Extracted information:
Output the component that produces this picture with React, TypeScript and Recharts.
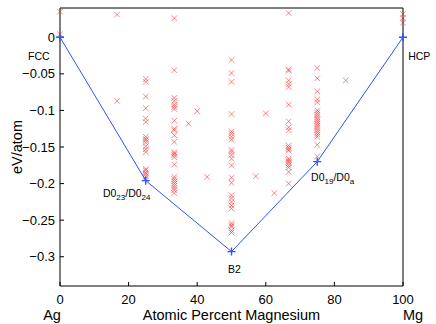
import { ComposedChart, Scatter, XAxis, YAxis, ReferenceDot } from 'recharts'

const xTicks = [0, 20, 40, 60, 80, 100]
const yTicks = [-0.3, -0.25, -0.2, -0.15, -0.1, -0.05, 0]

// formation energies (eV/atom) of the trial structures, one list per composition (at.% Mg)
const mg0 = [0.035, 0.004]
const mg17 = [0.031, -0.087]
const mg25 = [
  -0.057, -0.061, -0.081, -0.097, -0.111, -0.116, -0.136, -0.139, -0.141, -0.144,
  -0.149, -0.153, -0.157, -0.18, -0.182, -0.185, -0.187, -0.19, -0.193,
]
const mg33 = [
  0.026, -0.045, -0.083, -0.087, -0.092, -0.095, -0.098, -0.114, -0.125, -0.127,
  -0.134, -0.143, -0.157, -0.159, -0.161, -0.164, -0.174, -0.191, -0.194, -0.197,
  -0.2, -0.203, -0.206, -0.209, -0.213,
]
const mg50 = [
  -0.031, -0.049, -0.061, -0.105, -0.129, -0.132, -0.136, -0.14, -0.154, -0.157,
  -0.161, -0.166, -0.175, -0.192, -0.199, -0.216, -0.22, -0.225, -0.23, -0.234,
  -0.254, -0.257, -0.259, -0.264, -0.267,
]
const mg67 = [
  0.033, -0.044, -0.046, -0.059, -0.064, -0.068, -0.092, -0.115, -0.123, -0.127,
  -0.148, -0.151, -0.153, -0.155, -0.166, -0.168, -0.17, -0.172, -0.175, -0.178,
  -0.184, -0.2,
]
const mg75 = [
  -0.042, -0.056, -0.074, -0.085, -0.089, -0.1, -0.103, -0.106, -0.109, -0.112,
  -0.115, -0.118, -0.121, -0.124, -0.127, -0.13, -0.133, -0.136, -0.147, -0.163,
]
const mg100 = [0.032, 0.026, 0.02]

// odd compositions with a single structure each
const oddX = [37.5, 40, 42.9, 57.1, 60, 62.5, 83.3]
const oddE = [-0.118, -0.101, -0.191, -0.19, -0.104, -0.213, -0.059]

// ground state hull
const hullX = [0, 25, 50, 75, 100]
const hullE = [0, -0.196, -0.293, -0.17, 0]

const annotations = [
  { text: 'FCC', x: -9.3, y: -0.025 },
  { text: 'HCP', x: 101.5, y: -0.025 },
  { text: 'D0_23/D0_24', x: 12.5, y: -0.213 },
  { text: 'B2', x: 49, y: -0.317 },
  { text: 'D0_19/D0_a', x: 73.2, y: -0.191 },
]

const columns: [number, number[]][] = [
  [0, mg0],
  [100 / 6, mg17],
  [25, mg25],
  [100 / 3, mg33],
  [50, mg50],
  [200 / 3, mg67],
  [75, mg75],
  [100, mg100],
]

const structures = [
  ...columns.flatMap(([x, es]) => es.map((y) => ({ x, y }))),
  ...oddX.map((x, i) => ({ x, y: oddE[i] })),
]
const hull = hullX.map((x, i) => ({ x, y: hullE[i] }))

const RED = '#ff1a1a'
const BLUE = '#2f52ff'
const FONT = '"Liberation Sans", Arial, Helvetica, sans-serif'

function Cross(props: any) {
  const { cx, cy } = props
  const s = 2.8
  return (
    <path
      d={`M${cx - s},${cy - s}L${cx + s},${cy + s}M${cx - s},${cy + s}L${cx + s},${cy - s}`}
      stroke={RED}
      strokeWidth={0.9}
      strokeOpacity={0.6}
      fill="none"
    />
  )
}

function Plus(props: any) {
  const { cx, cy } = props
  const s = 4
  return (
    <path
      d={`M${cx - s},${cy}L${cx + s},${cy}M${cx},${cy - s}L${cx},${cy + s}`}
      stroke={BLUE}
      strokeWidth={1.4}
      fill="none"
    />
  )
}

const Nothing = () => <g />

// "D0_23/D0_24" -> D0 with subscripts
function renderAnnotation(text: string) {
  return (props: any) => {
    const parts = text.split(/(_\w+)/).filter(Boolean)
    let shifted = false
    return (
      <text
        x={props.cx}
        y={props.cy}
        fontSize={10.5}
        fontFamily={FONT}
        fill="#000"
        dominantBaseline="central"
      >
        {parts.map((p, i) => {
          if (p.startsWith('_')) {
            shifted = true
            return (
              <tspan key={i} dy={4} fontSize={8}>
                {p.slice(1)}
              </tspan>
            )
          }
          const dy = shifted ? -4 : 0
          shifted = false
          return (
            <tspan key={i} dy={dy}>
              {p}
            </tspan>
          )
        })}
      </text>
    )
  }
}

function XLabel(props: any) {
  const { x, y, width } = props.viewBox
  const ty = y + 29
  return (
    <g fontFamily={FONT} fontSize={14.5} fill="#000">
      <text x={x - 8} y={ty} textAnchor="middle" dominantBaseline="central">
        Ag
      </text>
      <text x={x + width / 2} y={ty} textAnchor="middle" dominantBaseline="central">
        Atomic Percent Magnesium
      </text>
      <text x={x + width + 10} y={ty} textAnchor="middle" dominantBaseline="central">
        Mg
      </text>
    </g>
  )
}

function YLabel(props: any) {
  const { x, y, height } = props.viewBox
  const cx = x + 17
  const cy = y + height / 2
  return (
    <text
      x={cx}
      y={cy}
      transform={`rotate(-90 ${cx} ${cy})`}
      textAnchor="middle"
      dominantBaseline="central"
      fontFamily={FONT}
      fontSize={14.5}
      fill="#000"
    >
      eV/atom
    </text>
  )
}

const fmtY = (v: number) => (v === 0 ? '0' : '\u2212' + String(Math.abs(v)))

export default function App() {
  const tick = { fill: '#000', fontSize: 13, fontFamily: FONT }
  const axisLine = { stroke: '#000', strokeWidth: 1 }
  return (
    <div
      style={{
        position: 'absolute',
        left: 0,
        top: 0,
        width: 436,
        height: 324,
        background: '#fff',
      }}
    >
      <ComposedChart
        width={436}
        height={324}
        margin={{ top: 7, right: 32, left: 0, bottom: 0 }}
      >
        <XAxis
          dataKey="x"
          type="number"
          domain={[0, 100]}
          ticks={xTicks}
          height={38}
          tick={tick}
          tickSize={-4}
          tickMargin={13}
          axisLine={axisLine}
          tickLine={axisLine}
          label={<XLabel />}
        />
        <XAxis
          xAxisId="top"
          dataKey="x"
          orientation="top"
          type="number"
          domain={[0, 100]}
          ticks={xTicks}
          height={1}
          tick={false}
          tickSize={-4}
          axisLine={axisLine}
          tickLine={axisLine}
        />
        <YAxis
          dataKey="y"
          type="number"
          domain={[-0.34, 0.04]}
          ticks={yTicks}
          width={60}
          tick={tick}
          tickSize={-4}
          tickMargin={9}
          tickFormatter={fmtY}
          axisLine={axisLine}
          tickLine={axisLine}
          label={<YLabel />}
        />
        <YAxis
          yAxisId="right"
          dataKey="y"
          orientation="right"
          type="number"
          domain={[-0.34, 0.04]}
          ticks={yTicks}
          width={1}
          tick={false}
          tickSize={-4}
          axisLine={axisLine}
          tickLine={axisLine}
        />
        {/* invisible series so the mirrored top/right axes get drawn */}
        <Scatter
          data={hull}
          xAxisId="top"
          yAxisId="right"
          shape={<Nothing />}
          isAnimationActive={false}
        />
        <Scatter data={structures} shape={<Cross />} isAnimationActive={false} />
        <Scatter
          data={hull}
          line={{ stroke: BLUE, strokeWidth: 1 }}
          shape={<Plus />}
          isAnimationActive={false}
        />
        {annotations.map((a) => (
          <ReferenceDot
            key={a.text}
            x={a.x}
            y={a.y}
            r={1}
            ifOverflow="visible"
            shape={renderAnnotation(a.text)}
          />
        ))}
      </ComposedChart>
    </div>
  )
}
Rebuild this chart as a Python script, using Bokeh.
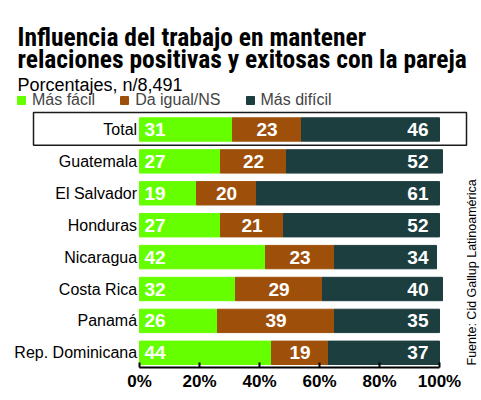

What is being asked: Exactly as written, repeat the lines from the beginning of the entries up to and including the line with "const yTicks = [-0.3, -0.25, -0.2, -0.15, -0.1, -0.05, 0]", but not the pictures.

Response to this task:
Output the component that produces this picture with React, TypeScript and Recharts.
import { ComposedChart, Scatter, XAxis, YAxis, ReferenceDot } from 'recharts'

const xTicks = [0, 20, 40, 60, 80, 100]
const yTicks = [-0.3, -0.25, -0.2, -0.15, -0.1, -0.05, 0]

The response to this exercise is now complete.